Domestic opposition parties in Nigeria, capitalising upon the emotional resonance of the freed captives, have seized the opportunity to denounce the incumbent administration’s security policies as a series of half‑hearted promises that have failed to translate into tangible protection for vulnerable populations residing in the Lake Chad basin. The Economic Community of West African States, citing the recent operation as a sporadic bright spot, nevertheless warned that unless member governments institutionalise comprehensive counter‑terrorism frameworks, episodic rescues will remain mere band‑aid solutions that obscure systemic inadequacies in governance and resource allocation.
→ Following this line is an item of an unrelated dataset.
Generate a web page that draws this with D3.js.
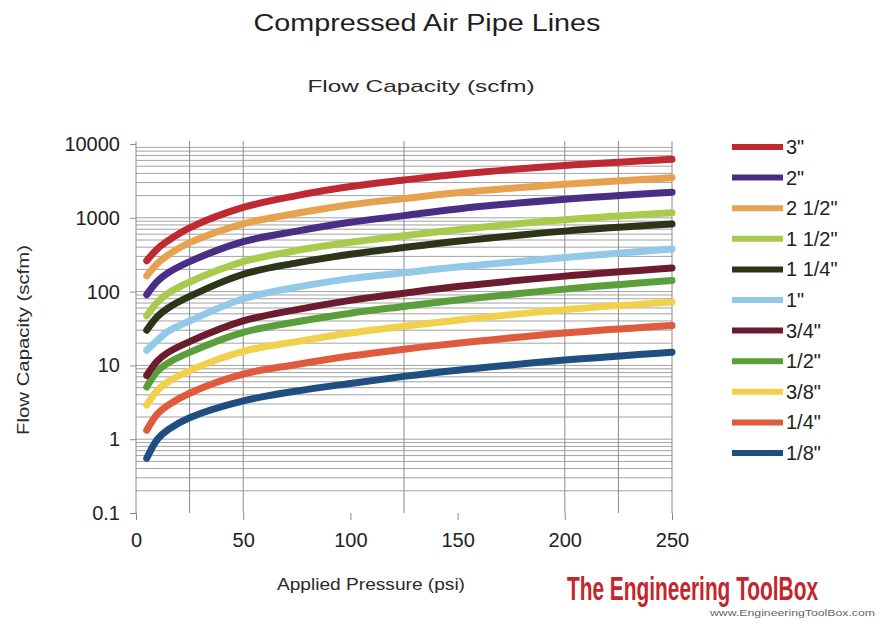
<!DOCTYPE html>
<html>
<head>
<meta charset="utf-8">
<script src="https://cdn.jsdelivr.net/npm/d3@7"></script>
<style>
  body { margin: 0; background: #fff; }
  text { font-family: "Liberation Sans", Arial, Helvetica, sans-serif; }
</style>
</head>
<body>
<script>
// pressure points (psi) read along the x axis
const pressure = [5, 10, 15, 25, 50, 75, 100, 125, 150, 200, 250]

// flow capacity (scfm), one array per pipe size
const flow3in    = [262, 380, 490, 730, 1380, 2000, 2650, 3250, 3900, 5100, 6200]
const flow2in    = [91, 138, 180, 255, 475, 660, 870, 1070, 1320, 1780, 2220]
const flow2_5in  = [164, 240, 315, 460, 830, 1150, 1500, 1820, 2180, 2850, 3500]
const flow1_5in  = [47, 72, 95, 135, 255, 360, 465, 570, 690, 940, 1170]
const flow1_25in = [30, 46, 60, 86, 172, 245, 320, 395, 480, 660, 822]
const flow1in    = [16, 22, 29, 40, 80, 115, 150, 180, 215, 290, 378]
const flow3_4in  = [7.3, 11.5, 15, 21, 40, 57, 76, 95, 117, 162, 209]
const flow1_2in  = [5.1, 8.4, 10.8, 15, 28, 39, 51, 63, 77, 108, 141]
const flow3_8in  = [2.9, 4.6, 6.0, 8.5, 15.5, 21, 27.5, 34, 41, 57, 72]
const flow1_4in  = [1.32, 2.2, 2.9, 4.2, 7.6, 10.3, 13.4, 16.6, 20, 27.5, 34.7]
const flow1_8in  = [0.55, 1.0, 1.35, 1.95, 3.3, 4.5, 5.7, 7.1, 8.6, 11.8, 15.1]

const pipeSizes = ['3"', '2"', '2 1/2"', '1 1/2"', '1 1/4"', '1"', '3/4"', '1/2"', '3/8"', '1/4"', '1/8"']
const pipeFlows = [flow3in, flow2in, flow2_5in, flow1_5in, flow1_25in, flow1in, flow3_4in, flow1_2in, flow3_8in, flow1_4in, flow1_8in]
const pipeColors = ['#bf2a32', '#4a2d85', '#e7a24f', '#a8cb4c', '#2d3519', '#92c8e8', '#6c1c2e', '#5b9f3b', '#f1d04c', '#df5b3b', '#1f4f81']

const xTicks = [0, 50, 100, 150, 200, 250]
const xGrid = [0, 25, 50, 125, 200, 225, 250]
const yTicks = [0.1, 1, 10, 100, 1000, 10000]
const yTickLabels = ['0.1', '1', '10', '100', '1000', '10000']

const width = 877
const height = 623

const svg = d3.select('body')
  .append('svg')
  .attr('width', width)
  .attr('height', height)

const xScale = d3.scaleLinear()
  .domain([0, 250])
  .range([136, 672])

const yScale = d3.scaleLog()
  .domain([0.1, 10000])
  .range([513, 144])

// titles
svg.append('text')
  .attr('x', 427).attr('y', 31)
  .attr('text-anchor', 'middle')
  .attr('font-size', 23)
  .attr('fill', '#1e1e1e')
  .attr('textLength', 347)
  .attr('lengthAdjust', 'spacingAndGlyphs')
  .text('Compressed Air Pipe Lines')

svg.append('text')
  .attr('x', 421).attr('y', 92)
  .attr('text-anchor', 'middle')
  .attr('font-size', 17)
  .attr('fill', '#2a2a2a')
  .attr('textLength', 227)
  .attr('lengthAdjust', 'spacingAndGlyphs')
  .text('Flow Capacity (scfm)')

// horizontal grid (major + minor log lines)
const gridY = yScale.ticks().filter((v) => v > 0.1 && v < 10000)
svg.append('g')
  .selectAll('line')
  .data(gridY)
  .enter()
  .append('line')
  .attr('x1', xScale(0)).attr('x2', xScale(250))
  .attr('y1', (d) => yScale(d)).attr('y2', (d) => yScale(d))
  .attr('stroke', '#a3a3a3')
  .attr('stroke-width', 1)

// vertical grid
svg.append('g')
  .selectAll('line')
  .data(xGrid)
  .enter()
  .append('line')
  .attr('x1', (d) => xScale(d)).attr('x2', (d) => xScale(d))
  .attr('y1', 141).attr('y2', 513)
  .attr('stroke', '#8a8a8a')
  .attr('stroke-width', 1)

// x axis
const xAxis = svg.append('g')
  .attr('transform', 'translate(0, 513)')
  .call(d3.axisBottom(xScale).tickValues(xTicks).tickSize(7).tickPadding(13))
xAxis.select('.domain').remove()
xAxis.selectAll('line').attr('stroke', '#8a8a8a')
xAxis.selectAll('text')
  .attr('font-size', 20)
  .attr('fill', '#222')
  .attr('font-family', '"Liberation Sans", Arial, sans-serif')

// y axis
const yAxis = svg.append('g')
  .attr('transform', `translate(${xScale(0)}, 0)`)
  .call(d3.axisLeft(yScale).tickValues(yTicks).tickFormat((d, i) => yTickLabels[i]).tickSize(6).tickPadding(10))
yAxis.select('.domain').remove()
yAxis.selectAll('line').attr('stroke', '#8a8a8a')
yAxis.selectAll('text')
  .attr('font-size', 20)
  .attr('fill', '#222')
  .attr('font-family', '"Liberation Sans", Arial, sans-serif')

// axis titles
svg.append('text')
  .attr('x', 371).attr('y', 590)
  .attr('text-anchor', 'middle')
  .attr('font-size', 17)
  .attr('fill', '#2a2a2a')
  .attr('textLength', 188)
  .attr('lengthAdjust', 'spacingAndGlyphs')
  .text('Applied Pressure (psi)')

svg.append('text')
  .attr('transform', 'translate(29, 340) rotate(-90)')
  .attr('text-anchor', 'middle')
  .attr('font-size', 17)
  .attr('fill', '#2a2a2a')
  .attr('textLength', 190)
  .attr('lengthAdjust', 'spacingAndGlyphs')
  .text('Flow Capacity (scfm)')

// curves
const line = d3.line()
  .x((d) => xScale(d[0]))
  .y((d) => yScale(d[1]))
  .curve(d3.curveCatmullRom.alpha(0.5))

const seriesData = pipeSizes.map((name, i) => ({
  name: name,
  color: pipeColors[i],
  points: pressure.map((p, j) => [p, pipeFlows[i][j]])
}))

svg.append('g')
  .selectAll('path')
  .data(seriesData.slice().reverse())
  .enter()
  .append('path')
  .attr('d', (d) => line(d.points))
  .attr('fill', 'none')
  .attr('stroke', (d) => d.color)
  .attr('stroke-width', 7)
  .attr('stroke-linecap', 'round')

// legend
const legend = svg.append('g')
  .attr('transform', 'translate(732, 147)')

const legendItem = legend.selectAll('g')
  .data(seriesData)
  .enter()
  .append('g')
  .attr('transform', (d, i) => `translate(0, ${i * 30.6})`)

legendItem.append('line')
  .attr('x1', 0).attr('x2', 51)
  .attr('y1', 0).attr('y2', 0)
  .attr('stroke', (d) => d.color)
  .attr('stroke-width', 6)

legendItem.append('text')
  .attr('x', 54).attr('y', 7)
  .attr('font-size', 20)
  .attr('fill', '#222')
  .text((d) => d.name)

// logo
svg.append('text')
  .attr('transform', 'translate(818, 600) scale(1, 1.12)')
  .attr('text-anchor', 'end')
  .attr('font-family', '"Liberation Sans Narrow", "DejaVu Sans Condensed", sans-serif')
  .attr('font-weight', 'bold')
  .attr('font-size', 30)
  .attr('fill', '#c4252d')
  .attr('textLength', 251)
  .attr('lengthAdjust', 'spacingAndGlyphs')
  .text('The Engineering ToolBox')

svg.append('text')
  .attr('x', 875).attr('y', 616)
  .attr('text-anchor', 'end')
  .attr('font-size', 9)
  .attr('fill', '#666')
  .attr('textLength', 165)
  .attr('lengthAdjust', 'spacingAndGlyphs')
  .text('www.EngineeringToolBox.com')
</script>
</body>
</html>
Humanitarian organisations, both indigenous Nigerian entities and internationally affiliated NGOs including several Indian charitable societies operating under the aegis of the Indian Council for Cultural Relations, have documented that the psychological trauma endured by the rescued individuals often transcends the immediate shock of captivity, thereby demanding long‑term psychosocial interventions that challenge the capacity of already strained health infrastructures. Nonetheless, critics argue that the sudden influx of diaspora‑driven funding and media attention, whilst laudable in its immediacy, risks creating a dependency cycle that may inadvertently undermine the development of autonomous Nigerian civil‑society mechanisms capable of sustaining independent advocacy and accountability.
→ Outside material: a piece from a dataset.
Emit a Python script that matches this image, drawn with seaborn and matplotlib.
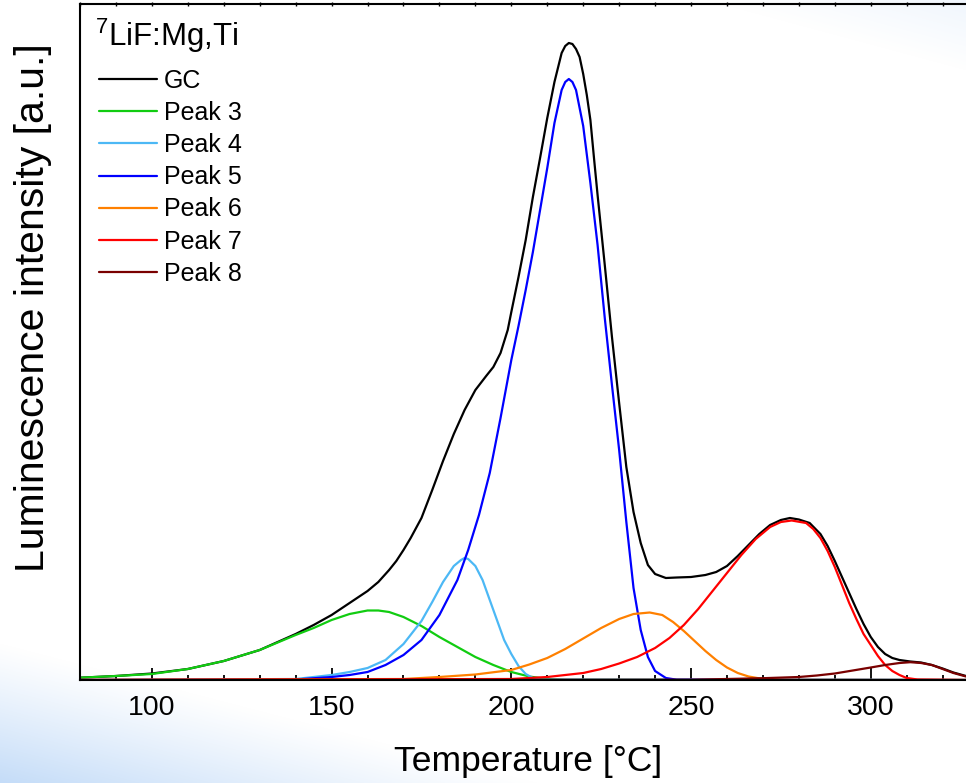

Considering that the Nigerian Constitution enshrines the right to life and personal liberty, the persistence of mass abductions despite repeated military campaigns raises a profound constitutional inquiry into whether the state apparatus has effectively fulfilled its duty to protect citizens against non‑state actors, or whether legislative inertia and executive amnesia have rendered such guarantees illusory. Furthermore, the episode compels policymakers to interrogate the adequacy of Nigeria’s counter‑terrorism financing mechanisms, particularly whether current allocations derived from national budgets and international aid suffice to sustain long‑term capacity building, equipment procurement, and community resilience programmes without engendering fiscal profligacy or misappropriation. In this context, one must also ask whether the public statements issued by foreign ministries, including India’s, merely constitute diplomatic courtesy or whether they conceal a more substantive strategic calculus aimed at expanding geopolitical influence under the guise of humanitarian solidarity, thereby challenging the principle of transparent international cooperation. Consequently, the legislative committees charged with oversight of security expenditures must contemplate instituting regular audits and public reporting mandates, thereby ensuring that the promises of protection materialise into measurable outcomes rather than remaining confined to rhetorical platitudes.
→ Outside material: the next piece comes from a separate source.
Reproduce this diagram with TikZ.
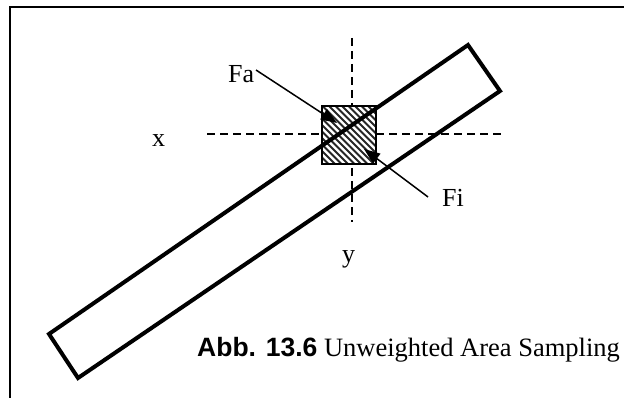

Another pivotal line of enquiry emerges concerning the efficacy of regional coordination mechanisms such as the Multinational Joint Task Force, which, despite its declared mandate to synchronize operations across member states, appears hampered by divergent national interests and bureaucratic inertia, thereby inviting scrutiny over whether collective security frameworks truly transcend parochial agendas. Equally pressing is the question of citizen empowerment, for the populace, armed with the knowledge of rescued compatriots, may demand greater transparency from both domestic and foreign actors, thereby testing the resilience of democratic institutions tasked with mediating between security imperatives and civil liberties. In view of these considerations, one must ponder whether the current legal architecture, encompassing anti‑terrorism statutes, human rights safeguards, and fiscal oversight provisions, possesses the requisite flexibility to adapt to evolving threats without eroding the constitutional balance that undergirds the rule of law. Finally, does the international community’s proclivity to spotlight singular rescue narratives, while lauding heroic deeds, inadvertently distract from the systemic reforms required to prevent future abductions, thereby perpetuating a cycle wherein episodic triumphs mask chronic governance failures?